Growing up as the child of Soviet immigrants and the granddaughter of Holocaust survivors has colored every aspect of who I am. The fact that you’re here, reading this page on my website dedicated to my career in the food industry is completely and entirely due to the fact that my parents decided to flee the Soviet Union 30 years ago. I owe them everything and I’ll never forget that. This is our story.
This is my Babushka Lola. Don’t we look so much alike? I don’t know if soulmates exist but if they do, she is mine. Baba Lola's life wasn’t easy: she was just 11 years old when the Holocaust began and she dealt with the repercussions of antisemitism her entire life. Despite it all, she remained the strongest, most resilient person I’ve ever known. Whenever I’m having a tough time, I remind myself that her blood flows through my veins so I can make it through anything.
Seeing my Dedushka cooking shashlik over a charcoal grill brings a smile to my face. He made his own bread, wine, cheese, smoked meats. His hands always smelled like garlic from all the pickling he did. And he was kind - the kind of kind that makes your heart almost hurt because he felt too good for this world. For a man who lost so much - including his four siblings and parents in the Holocaust - he never let it ruin him. He was a true mensch.

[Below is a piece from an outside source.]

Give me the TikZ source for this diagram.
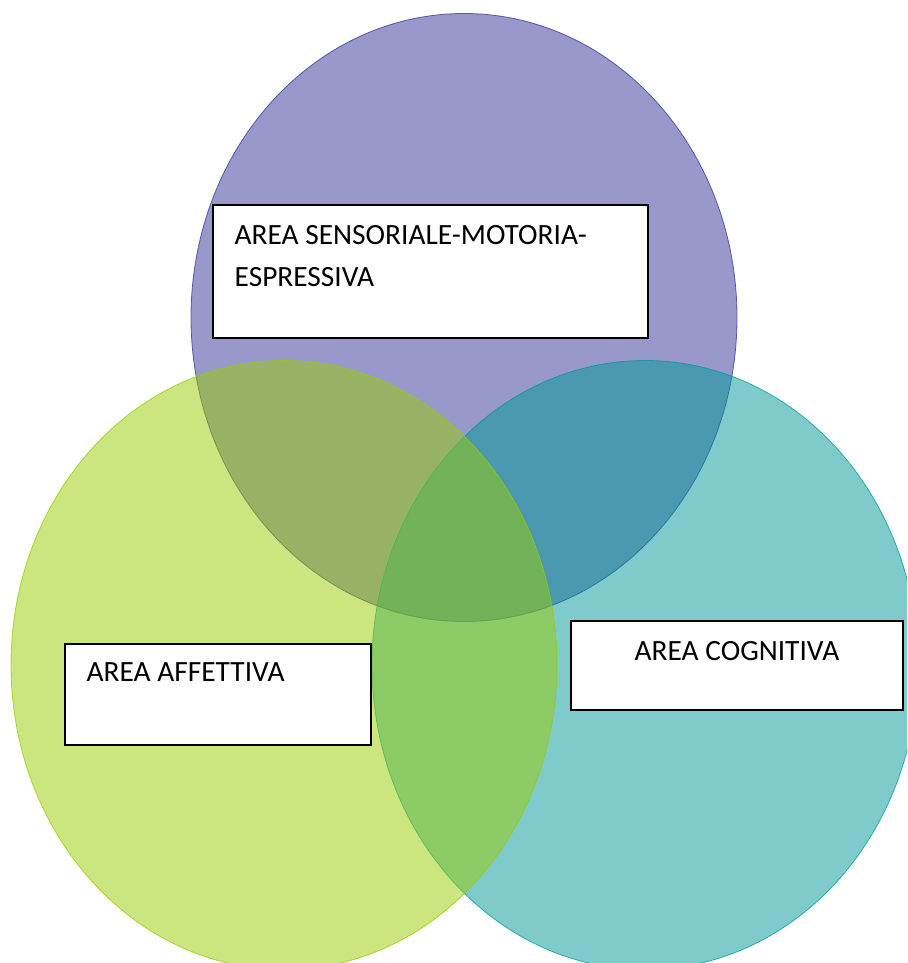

I literally cannot believe that my parents were 21 in this photo from their wedding. 21! They were children! What’s even more insane is that they got engaged two weeks after they started dating and married just six months after that. My mom looks so beautiful - and my dad looks EXACTLY like my twin sister! I wish we still had her wedding dress but unfortunately, a wedding dress doesn’t rank high on the priority list for items you need when you flee the Soviet Union.

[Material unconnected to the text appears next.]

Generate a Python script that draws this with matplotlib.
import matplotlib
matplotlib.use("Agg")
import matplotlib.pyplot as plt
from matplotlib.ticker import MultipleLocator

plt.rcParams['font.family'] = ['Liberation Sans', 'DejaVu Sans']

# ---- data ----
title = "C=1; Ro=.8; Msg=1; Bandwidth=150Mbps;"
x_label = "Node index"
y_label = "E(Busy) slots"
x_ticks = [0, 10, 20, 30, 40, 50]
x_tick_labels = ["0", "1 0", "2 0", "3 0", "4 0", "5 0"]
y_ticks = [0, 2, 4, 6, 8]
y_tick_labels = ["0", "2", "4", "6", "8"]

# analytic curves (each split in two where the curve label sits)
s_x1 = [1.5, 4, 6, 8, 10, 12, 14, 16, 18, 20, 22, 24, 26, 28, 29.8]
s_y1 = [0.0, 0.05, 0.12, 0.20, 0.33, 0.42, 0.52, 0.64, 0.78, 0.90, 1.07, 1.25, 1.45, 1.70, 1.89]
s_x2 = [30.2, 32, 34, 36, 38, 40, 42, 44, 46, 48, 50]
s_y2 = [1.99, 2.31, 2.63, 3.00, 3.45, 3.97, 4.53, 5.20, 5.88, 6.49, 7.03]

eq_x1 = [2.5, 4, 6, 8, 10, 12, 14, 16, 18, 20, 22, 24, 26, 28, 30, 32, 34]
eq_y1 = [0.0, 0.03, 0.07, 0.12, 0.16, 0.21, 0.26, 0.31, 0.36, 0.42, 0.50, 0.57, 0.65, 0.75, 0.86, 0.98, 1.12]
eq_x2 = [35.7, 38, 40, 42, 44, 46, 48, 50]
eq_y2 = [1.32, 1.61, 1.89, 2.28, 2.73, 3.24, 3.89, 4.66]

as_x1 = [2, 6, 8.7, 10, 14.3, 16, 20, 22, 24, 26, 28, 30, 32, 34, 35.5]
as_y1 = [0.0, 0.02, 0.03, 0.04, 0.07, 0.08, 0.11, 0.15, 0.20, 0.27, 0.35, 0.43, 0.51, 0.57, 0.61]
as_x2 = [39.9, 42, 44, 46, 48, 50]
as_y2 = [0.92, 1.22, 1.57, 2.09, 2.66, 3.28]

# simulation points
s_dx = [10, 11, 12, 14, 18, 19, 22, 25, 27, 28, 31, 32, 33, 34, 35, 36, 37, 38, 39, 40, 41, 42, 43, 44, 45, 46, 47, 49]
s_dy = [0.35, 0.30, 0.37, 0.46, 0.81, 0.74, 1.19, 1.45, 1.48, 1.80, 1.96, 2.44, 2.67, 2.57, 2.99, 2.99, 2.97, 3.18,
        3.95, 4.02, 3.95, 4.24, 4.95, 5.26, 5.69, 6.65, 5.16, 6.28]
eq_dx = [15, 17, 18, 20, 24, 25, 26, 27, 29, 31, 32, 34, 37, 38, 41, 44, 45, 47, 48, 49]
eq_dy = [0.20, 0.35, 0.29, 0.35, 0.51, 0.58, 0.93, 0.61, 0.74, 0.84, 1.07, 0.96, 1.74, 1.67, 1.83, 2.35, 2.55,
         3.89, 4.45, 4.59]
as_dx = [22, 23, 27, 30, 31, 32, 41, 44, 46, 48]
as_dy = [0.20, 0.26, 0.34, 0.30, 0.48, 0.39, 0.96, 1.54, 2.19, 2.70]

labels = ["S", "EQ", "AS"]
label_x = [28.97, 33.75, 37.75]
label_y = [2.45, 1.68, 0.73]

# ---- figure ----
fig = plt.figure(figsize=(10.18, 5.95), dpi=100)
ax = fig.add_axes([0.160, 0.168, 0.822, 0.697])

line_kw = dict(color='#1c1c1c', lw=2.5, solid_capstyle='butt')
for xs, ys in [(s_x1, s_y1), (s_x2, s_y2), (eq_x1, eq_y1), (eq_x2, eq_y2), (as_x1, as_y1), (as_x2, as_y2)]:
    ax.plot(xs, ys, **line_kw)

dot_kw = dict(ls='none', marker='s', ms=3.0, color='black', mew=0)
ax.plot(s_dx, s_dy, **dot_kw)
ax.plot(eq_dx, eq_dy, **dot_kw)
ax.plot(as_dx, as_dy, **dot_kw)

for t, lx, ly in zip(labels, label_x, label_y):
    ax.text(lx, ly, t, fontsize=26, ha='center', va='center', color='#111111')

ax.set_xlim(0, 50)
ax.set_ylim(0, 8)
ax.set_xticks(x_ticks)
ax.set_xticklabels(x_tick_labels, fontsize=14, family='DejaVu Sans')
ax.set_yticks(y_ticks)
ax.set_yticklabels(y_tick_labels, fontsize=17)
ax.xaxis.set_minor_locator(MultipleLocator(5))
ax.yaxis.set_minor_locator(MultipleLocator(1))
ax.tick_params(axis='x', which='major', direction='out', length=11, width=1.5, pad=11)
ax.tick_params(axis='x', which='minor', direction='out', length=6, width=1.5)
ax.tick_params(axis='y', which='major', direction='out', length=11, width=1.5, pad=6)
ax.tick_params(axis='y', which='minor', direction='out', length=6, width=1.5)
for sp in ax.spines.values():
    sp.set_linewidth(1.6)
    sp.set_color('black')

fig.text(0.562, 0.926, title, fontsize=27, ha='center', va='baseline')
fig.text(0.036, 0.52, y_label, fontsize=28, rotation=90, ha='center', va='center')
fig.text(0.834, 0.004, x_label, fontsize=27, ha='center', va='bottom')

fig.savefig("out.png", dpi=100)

This newspaper clipping is from 1989 and details the struggle my parents faced in getting the rest of their family over to America from the Soviet Union. I think about it often: how worried and sad my mom looks, how defeated my dad looks. They were only 28 in this photo which is my age as I write this. It’s hard to imagine just how difficult their situation was but if there’s one trait all the Fedners share, it’s resilience.

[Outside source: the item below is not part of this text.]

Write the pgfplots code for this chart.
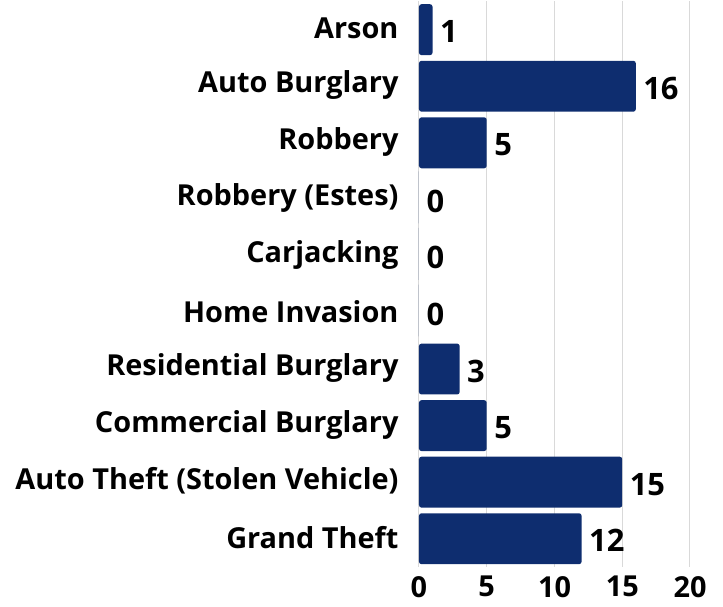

This is my favorite photo of my Babushka Lola - it’s exactly how I picture her in my head and it’s been the screensaver on my phone ever since she passed away in January 2020. I have that wool scarf in my drawer. I keep it tucked away and only bring it out when I’m really in need of comfort because I want it to keep smelling like her for as long as possible. I miss her so much.
Twinning with Frannie! Frannie and I were inseparable when we were little, and our favorite pastime was committing “pakasti”- aka little mischievous deeds. I laugh so hard when I think about those pakasti: one of our favorite games was hiding underneath the dinner table and then, when the adults sat down to eat, we'd start stomping on their shoes. We committed some more serious transgressions like trying to run away from home when we were six with nothing in tow but our dolls and maybe two dollars but that’s a story for another time.
I’m sorry but does my dad not look exactly like Napoleon Dynamite in this photo? Those glasses are everything. I genuinely can’t tell you much about this photo because I was barely conscious at its inception but I would love to take a moment to appreciate my mom’s 90s hair in full swing.
This is one of my favorite photos of all time! I am sitting at my Babushka Lola’s table eating her famous vareniki (potato & onion dumplings) with my mom and twin sister (check out the bottle of Absolut in the corner - so on brand LOL). Sitting at my Babushka’s table with family will forever be my happiest place.